**WHAT TO PRODUCE**: List all lines of the data containing the word "this".
=== RECORDED DATA ===
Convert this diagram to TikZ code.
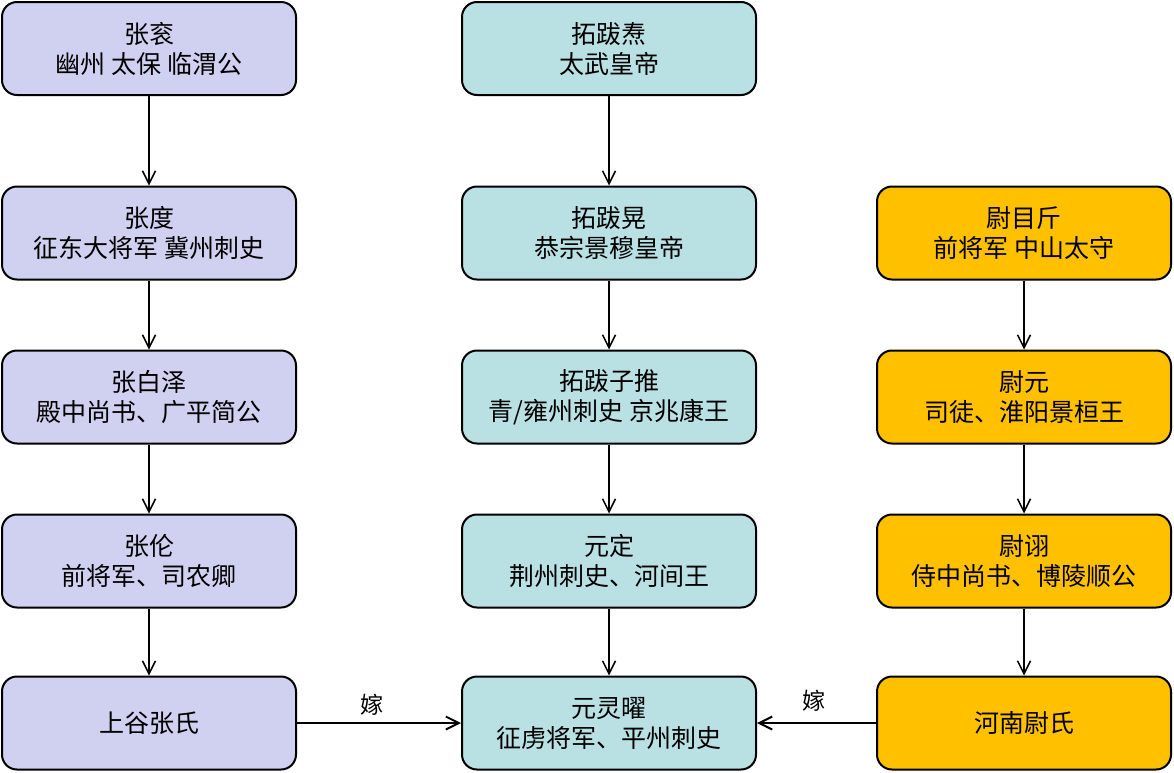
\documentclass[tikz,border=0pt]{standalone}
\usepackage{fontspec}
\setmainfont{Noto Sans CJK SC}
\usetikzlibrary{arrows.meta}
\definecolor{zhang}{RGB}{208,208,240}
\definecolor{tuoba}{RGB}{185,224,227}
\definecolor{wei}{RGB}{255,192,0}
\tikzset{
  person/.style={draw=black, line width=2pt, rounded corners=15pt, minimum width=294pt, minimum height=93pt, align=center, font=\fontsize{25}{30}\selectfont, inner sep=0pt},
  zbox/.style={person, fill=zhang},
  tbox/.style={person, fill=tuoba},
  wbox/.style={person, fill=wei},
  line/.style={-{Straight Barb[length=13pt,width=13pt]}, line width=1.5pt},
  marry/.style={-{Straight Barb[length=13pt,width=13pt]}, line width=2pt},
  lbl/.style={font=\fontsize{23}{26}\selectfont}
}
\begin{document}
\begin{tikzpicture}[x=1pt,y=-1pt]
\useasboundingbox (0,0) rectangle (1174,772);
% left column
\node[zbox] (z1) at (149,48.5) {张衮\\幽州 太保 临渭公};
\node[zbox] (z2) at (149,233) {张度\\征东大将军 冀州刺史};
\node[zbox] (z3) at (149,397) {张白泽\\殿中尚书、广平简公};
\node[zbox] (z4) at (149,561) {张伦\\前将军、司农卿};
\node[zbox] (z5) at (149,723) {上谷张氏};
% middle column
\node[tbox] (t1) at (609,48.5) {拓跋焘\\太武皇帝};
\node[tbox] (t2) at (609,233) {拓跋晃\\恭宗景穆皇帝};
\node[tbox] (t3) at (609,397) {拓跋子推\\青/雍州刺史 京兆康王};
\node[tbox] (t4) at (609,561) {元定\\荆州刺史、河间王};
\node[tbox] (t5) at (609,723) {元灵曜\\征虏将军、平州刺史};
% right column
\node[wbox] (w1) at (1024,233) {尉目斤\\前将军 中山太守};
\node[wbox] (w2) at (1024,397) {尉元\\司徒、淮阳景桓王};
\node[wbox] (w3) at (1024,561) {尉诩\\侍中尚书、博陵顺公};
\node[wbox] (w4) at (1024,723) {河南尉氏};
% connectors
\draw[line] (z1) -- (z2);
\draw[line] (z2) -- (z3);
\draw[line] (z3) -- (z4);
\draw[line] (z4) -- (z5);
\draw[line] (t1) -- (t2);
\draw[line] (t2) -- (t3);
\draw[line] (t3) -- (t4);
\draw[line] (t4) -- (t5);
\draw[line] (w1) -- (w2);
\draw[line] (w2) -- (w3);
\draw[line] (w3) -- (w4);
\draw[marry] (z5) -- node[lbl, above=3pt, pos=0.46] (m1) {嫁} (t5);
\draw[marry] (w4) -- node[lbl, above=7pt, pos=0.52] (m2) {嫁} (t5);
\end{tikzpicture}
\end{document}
===
=== RECORDED DATA ===
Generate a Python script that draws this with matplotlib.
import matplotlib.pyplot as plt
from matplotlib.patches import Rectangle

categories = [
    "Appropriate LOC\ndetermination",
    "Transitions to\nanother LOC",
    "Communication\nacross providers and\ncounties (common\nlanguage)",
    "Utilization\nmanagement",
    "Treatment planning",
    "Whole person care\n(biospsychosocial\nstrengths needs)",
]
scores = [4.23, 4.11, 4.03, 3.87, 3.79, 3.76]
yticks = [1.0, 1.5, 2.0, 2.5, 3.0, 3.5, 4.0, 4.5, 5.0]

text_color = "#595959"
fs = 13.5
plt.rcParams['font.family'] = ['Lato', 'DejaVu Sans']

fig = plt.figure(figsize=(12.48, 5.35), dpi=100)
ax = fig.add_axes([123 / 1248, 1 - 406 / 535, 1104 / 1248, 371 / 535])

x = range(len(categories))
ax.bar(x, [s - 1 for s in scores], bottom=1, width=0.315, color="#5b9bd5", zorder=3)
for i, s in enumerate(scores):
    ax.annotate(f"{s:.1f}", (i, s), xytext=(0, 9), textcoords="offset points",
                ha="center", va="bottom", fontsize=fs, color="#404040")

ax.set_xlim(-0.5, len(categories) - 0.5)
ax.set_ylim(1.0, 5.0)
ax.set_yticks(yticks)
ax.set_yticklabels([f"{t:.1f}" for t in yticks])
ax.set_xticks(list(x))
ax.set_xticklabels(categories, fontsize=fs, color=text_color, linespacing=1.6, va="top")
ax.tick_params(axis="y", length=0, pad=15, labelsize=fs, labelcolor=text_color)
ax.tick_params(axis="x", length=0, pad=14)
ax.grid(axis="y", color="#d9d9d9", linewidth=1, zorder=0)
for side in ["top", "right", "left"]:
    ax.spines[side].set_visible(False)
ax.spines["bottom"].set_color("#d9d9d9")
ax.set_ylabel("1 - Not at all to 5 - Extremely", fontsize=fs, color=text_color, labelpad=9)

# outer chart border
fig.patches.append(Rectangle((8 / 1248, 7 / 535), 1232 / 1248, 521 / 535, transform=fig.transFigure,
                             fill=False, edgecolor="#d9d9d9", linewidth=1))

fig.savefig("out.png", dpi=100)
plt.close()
===
=== RECORDED DATA ===
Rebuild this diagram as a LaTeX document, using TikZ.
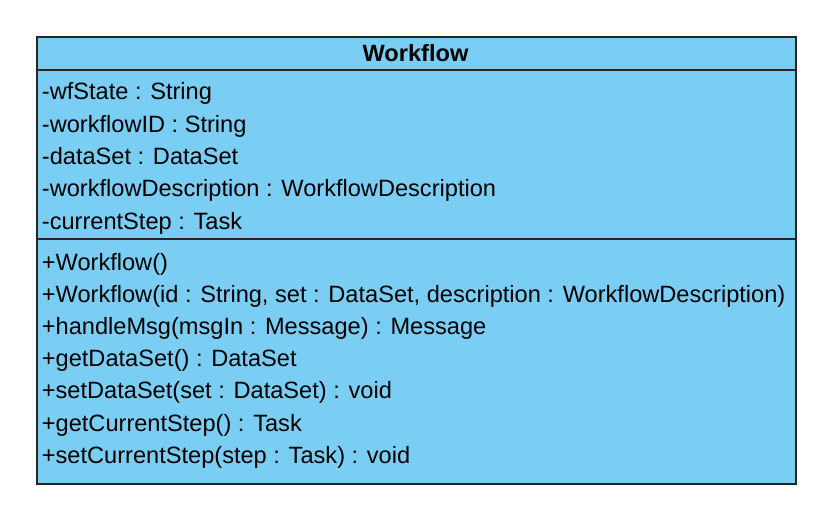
===
**FULL ANSWER**:
Convert this diagram to TikZ code.
Generate a Python script that draws this with matplotlib.
Rebuild this diagram as a LaTeX document, using TikZ.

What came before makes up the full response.